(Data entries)
------------------------------------------------------------------------

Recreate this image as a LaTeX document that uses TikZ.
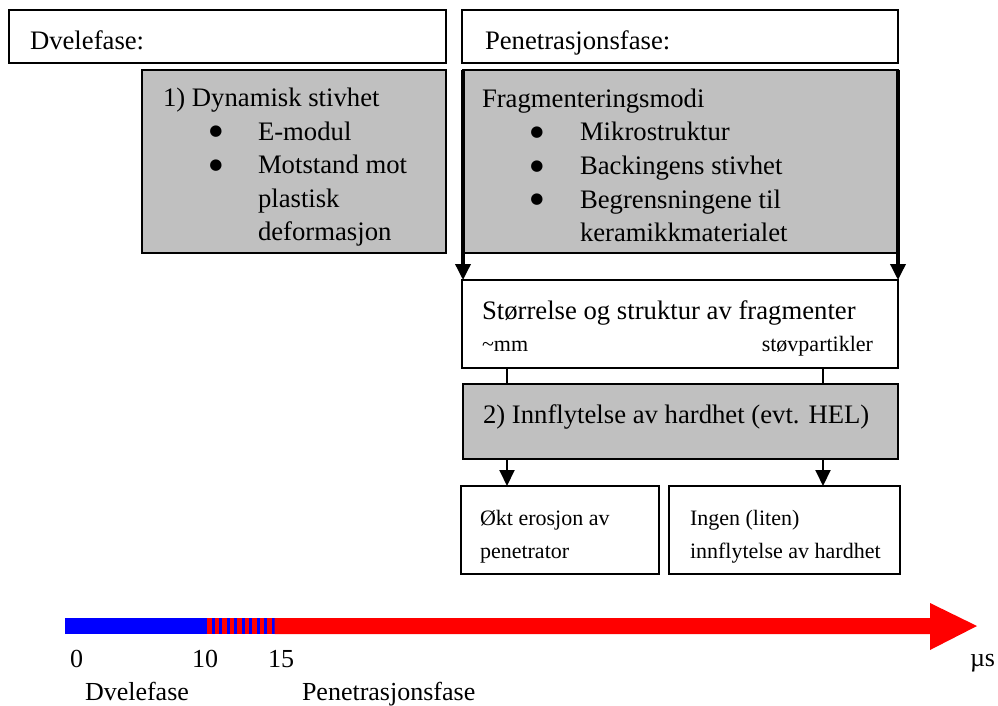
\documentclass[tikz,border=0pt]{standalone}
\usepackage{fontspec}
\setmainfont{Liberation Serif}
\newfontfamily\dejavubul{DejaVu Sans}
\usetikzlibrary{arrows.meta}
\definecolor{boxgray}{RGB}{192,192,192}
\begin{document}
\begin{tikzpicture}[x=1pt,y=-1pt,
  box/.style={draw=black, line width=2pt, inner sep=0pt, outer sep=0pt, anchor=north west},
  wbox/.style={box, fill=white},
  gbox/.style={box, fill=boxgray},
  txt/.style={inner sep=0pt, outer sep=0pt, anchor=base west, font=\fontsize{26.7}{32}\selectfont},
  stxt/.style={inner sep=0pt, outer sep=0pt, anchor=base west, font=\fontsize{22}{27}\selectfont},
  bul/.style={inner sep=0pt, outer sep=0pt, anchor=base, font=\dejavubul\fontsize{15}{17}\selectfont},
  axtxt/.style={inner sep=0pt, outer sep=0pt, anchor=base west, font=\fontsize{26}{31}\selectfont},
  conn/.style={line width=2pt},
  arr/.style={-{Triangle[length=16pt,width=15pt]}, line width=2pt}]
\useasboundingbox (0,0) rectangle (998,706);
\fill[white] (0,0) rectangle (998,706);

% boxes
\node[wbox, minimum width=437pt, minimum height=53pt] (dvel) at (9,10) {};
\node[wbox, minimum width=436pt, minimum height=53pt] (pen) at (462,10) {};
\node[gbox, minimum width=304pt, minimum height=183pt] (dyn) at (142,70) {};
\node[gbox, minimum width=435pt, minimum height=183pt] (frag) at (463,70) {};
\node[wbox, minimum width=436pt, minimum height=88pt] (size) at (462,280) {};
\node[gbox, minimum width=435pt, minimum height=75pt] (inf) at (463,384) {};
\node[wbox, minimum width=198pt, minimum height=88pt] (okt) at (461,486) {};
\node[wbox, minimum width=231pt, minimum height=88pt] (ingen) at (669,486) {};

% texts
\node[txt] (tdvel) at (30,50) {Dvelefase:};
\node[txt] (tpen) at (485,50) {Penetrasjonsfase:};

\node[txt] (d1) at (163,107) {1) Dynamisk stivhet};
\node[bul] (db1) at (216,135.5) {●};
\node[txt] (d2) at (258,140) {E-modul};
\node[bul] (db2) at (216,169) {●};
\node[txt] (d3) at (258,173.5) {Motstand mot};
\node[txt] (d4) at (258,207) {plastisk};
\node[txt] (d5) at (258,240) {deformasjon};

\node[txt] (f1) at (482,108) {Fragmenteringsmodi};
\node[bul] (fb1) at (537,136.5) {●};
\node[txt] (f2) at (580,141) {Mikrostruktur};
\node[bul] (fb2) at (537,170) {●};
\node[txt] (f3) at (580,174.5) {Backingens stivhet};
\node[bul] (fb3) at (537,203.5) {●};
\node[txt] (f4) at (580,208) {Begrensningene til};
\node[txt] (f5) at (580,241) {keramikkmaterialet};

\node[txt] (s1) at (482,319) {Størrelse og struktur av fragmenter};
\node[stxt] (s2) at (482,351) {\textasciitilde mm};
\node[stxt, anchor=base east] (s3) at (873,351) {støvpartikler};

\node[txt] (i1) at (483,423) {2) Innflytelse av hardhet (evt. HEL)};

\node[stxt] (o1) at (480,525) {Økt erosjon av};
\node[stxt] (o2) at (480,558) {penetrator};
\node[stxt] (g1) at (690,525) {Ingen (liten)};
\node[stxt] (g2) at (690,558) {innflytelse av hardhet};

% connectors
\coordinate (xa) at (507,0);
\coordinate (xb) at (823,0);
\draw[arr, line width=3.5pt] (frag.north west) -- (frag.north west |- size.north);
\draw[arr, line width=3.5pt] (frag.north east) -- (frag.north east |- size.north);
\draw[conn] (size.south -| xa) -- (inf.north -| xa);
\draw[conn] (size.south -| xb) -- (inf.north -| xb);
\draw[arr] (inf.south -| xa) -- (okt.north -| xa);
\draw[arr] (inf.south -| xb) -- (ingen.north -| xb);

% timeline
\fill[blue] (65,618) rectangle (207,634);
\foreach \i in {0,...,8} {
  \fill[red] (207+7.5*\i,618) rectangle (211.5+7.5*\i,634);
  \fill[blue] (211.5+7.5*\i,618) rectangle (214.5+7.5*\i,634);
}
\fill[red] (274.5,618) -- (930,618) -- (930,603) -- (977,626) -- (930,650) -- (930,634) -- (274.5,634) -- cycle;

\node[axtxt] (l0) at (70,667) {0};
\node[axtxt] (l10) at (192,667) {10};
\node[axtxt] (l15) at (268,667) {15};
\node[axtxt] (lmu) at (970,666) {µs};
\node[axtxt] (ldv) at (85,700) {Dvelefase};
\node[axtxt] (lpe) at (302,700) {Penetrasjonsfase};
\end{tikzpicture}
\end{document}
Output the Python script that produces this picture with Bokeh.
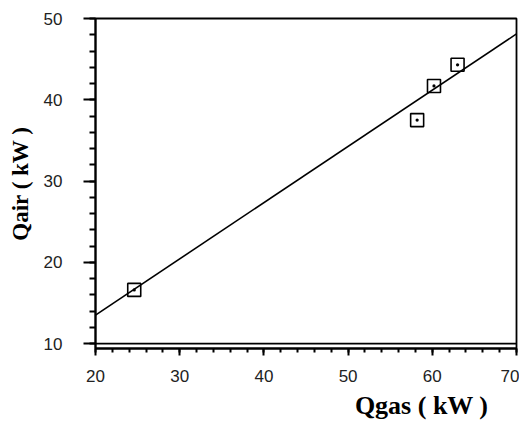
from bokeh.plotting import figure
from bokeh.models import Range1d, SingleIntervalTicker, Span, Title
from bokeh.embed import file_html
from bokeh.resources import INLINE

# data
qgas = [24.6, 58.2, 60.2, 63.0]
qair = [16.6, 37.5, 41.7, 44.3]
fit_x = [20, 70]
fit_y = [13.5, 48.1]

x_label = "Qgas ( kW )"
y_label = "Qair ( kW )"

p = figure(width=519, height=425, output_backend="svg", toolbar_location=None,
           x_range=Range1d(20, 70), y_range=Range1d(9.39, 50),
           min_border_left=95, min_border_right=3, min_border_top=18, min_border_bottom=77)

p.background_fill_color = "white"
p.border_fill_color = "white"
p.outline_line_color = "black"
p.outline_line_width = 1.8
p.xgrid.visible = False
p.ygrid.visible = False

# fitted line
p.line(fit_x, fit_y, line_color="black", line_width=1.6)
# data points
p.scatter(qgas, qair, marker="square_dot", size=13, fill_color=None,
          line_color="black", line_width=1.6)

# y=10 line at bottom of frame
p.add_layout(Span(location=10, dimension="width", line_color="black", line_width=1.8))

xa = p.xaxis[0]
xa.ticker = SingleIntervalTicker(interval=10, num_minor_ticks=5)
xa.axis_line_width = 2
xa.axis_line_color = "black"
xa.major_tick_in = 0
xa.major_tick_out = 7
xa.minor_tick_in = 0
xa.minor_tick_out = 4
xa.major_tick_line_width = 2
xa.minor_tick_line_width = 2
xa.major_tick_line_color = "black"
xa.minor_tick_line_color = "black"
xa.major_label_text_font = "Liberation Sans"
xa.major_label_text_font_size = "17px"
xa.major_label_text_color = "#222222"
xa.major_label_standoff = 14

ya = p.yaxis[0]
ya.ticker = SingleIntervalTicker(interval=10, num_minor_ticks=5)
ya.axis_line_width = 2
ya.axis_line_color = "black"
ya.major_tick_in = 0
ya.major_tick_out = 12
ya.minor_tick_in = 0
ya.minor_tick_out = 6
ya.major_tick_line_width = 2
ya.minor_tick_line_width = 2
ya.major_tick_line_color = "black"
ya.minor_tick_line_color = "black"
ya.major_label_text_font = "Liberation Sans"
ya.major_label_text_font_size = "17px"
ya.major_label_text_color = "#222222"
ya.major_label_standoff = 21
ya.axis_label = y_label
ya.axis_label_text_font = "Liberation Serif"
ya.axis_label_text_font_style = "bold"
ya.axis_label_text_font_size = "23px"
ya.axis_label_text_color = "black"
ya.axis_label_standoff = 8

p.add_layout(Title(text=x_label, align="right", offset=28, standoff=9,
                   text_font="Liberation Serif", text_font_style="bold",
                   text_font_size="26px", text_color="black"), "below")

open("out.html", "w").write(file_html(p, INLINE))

------------------------------------------------------------------------

Task to complete
Leave out the pictures and retype every line above exactly.

In response
Recreate this image as a LaTeX document that uses TikZ.
\documentclass[tikz,border=0pt]{standalone}
\usepackage{fontspec}
\setmainfont{Liberation Serif}
\newfontfamily\dejavubul{DejaVu Sans}
\usetikzlibrary{arrows.meta}
\definecolor{boxgray}{RGB}{192,192,192}
\begin{document}
\begin{tikzpicture}[x=1pt,y=-1pt,
  box/.style={draw=black, line width=2pt, inner sep=0pt, outer sep=0pt, anchor=north west},
  wbox/.style={box, fill=white},
  gbox/.style={box, fill=boxgray},
  txt/.style={inner sep=0pt, outer sep=0pt, anchor=base west, font=\fontsize{26.7}{32}\selectfont},
  stxt/.style={inner sep=0pt, outer sep=0pt, anchor=base west, font=\fontsize{22}{27}\selectfont},
  bul/.style={inner sep=0pt, outer sep=0pt, anchor=base, font=\dejavubul\fontsize{15}{17}\selectfont},
  axtxt/.style={inner sep=0pt, outer sep=0pt, anchor=base west, font=\fontsize{26}{31}\selectfont},
  conn/.style={line width=2pt},
  arr/.style={-{Triangle[length=16pt,width=15pt]}, line width=2pt}]
\useasboundingbox (0,0) rectangle (998,706);
\fill[white] (0,0) rectangle (998,706);

% boxes
\node[wbox, minimum width=437pt, minimum height=53pt] (dvel) at (9,10) {};
\node[wbox, minimum width=436pt, minimum height=53pt] (pen) at (462,10) {};
\node[gbox, minimum width=304pt, minimum height=183pt] (dyn) at (142,70) {};
\node[gbox, minimum width=435pt, minimum height=183pt] (frag) at (463,70) {};
\node[wbox, minimum width=436pt, minimum height=88pt] (size) at (462,280) {};
\node[gbox, minimum width=435pt, minimum height=75pt] (inf) at (463,384) {};
\node[wbox, minimum width=198pt, minimum height=88pt] (okt) at (461,486) {};
\node[wbox, minimum width=231pt, minimum height=88pt] (ingen) at (669,486) {};

% texts
\node[txt] (tdvel) at (30,50) {Dvelefase:};
\node[txt] (tpen) at (485,50) {Penetrasjonsfase:};

\node[txt] (d1) at (163,107) {1) Dynamisk stivhet};
\node[bul] (db1) at (216,135.5) {●};
\node[txt] (d2) at (258,140) {E-modul};
\node[bul] (db2) at (216,169) {●};
\node[txt] (d3) at (258,173.5) {Motstand mot};
\node[txt] (d4) at (258,207) {plastisk};
\node[txt] (d5) at (258,240) {deformasjon};

\node[txt] (f1) at (482,108) {Fragmenteringsmodi};
\node[bul] (fb1) at (537,136.5) {●};
\node[txt] (f2) at (580,141) {Mikrostruktur};
\node[bul] (fb2) at (537,170) {●};
\node[txt] (f3) at (580,174.5) {Backingens stivhet};
\node[bul] (fb3) at (537,203.5) {●};
\node[txt] (f4) at (580,208) {Begrensningene til};
\node[txt] (f5) at (580,241) {keramikkmaterialet};

\node[txt] (s1) at (482,319) {Størrelse og struktur av fragmenter};
\node[stxt] (s2) at (482,351) {\textasciitilde mm};
\node[stxt, anchor=base east] (s3) at (873,351) {støvpartikler};

\node[txt] (i1) at (483,423) {2) Innflytelse av hardhet (evt. HEL)};

\node[stxt] (o1) at (480,525) {Økt erosjon av};
\node[stxt] (o2) at (480,558) {penetrator};
\node[stxt] (g1) at (690,525) {Ingen (liten)};
\node[stxt] (g2) at (690,558) {innflytelse av hardhet};

% connectors
\coordinate (xa) at (507,0);
\coordinate (xb) at (823,0);
\draw[arr, line width=3.5pt] (frag.north west) -- (frag.north west |- size.north);
\draw[arr, line width=3.5pt] (frag.north east) -- (frag.north east |- size.north);
\draw[conn] (size.south -| xa) -- (inf.north -| xa);
\draw[conn] (size.south -| xb) -- (inf.north -| xb);
\draw[arr] (inf.south -| xa) -- (okt.north -| xa);
\draw[arr] (inf.south -| xb) -- (ingen.north -| xb);

% timeline
\fill[blue] (65,618) rectangle (207,634);
\foreach \i in {0,...,8} {
  \fill[red] (207+7.5*\i,618) rectangle (211.5+7.5*\i,634);
  \fill[blue] (211.5+7.5*\i,618) rectangle (214.5+7.5*\i,634);
}
\fill[red] (274.5,618) -- (930,618) -- (930,603) -- (977,626) -- (930,650) -- (930,634) -- (274.5,634) -- cycle;

\node[axtxt] (l0) at (70,667) {0};
\node[axtxt] (l10) at (192,667) {10};
\node[axtxt] (l15) at (268,667) {15};
\node[axtxt] (lmu) at (970,666) {µs};
\node[axtxt] (ldv) at (85,700) {Dvelefase};
\node[axtxt] (lpe) at (302,700) {Penetrasjonsfase};
\end{tikzpicture}
\end{document}
Output the Python script that produces this picture with Bokeh.
from bokeh.plotting import figure
from bokeh.models import Range1d, SingleIntervalTicker, Span, Title
from bokeh.embed import file_html
from bokeh.resources import INLINE

# data
qgas = [24.6, 58.2, 60.2, 63.0]
qair = [16.6, 37.5, 41.7, 44.3]
fit_x = [20, 70]
fit_y = [13.5, 48.1]

x_label = "Qgas ( kW )"
y_label = "Qair ( kW )"

p = figure(width=519, height=425, output_backend="svg", toolbar_location=None,
           x_range=Range1d(20, 70), y_range=Range1d(9.39, 50),
           min_border_left=95, min_border_right=3, min_border_top=18, min_border_bottom=77)

p.background_fill_color = "white"
p.border_fill_color = "white"
p.outline_line_color = "black"
p.outline_line_width = 1.8
p.xgrid.visible = False
p.ygrid.visible = False

# fitted line
p.line(fit_x, fit_y, line_color="black", line_width=1.6)
# data points
p.scatter(qgas, qair, marker="square_dot", size=13, fill_color=None,
          line_color="black", line_width=1.6)

# y=10 line at bottom of frame
p.add_layout(Span(location=10, dimension="width", line_color="black", line_width=1.8))

xa = p.xaxis[0]
xa.ticker = SingleIntervalTicker(interval=10, num_minor_ticks=5)
xa.axis_line_width = 2
xa.axis_line_color = "black"
xa.major_tick_in = 0
xa.major_tick_out = 7
xa.minor_tick_in = 0
xa.minor_tick_out = 4
xa.major_tick_line_width = 2
xa.minor_tick_line_width = 2
xa.major_tick_line_color = "black"
xa.minor_tick_line_color = "black"
xa.major_label_text_font = "Liberation Sans"
xa.major_label_text_font_size = "17px"
xa.major_label_text_color = "#222222"
xa.major_label_standoff = 14

ya = p.yaxis[0]
ya.ticker = SingleIntervalTicker(interval=10, num_minor_ticks=5)
ya.axis_line_width = 2
ya.axis_line_color = "black"
ya.major_tick_in = 0
ya.major_tick_out = 12
ya.minor_tick_in = 0
ya.minor_tick_out = 6
ya.major_tick_line_width = 2
ya.minor_tick_line_width = 2
ya.major_tick_line_color = "black"
ya.minor_tick_line_color = "black"
ya.major_label_text_font = "Liberation Sans"
ya.major_label_text_font_size = "17px"
ya.major_label_text_color = "#222222"
ya.major_label_standoff = 21
ya.axis_label = y_label
ya.axis_label_text_font = "Liberation Serif"
ya.axis_label_text_font_style = "bold"
ya.axis_label_text_font_size = "23px"
ya.axis_label_text_color = "black"
ya.axis_label_standoff = 8

p.add_layout(Title(text=x_label, align="right", offset=28, standoff=9,
                   text_font="Liberation Serif", text_font_style="bold",
                   text_font_size="26px", text_color="black"), "below")

open("out.html", "w").write(file_html(p, INLINE))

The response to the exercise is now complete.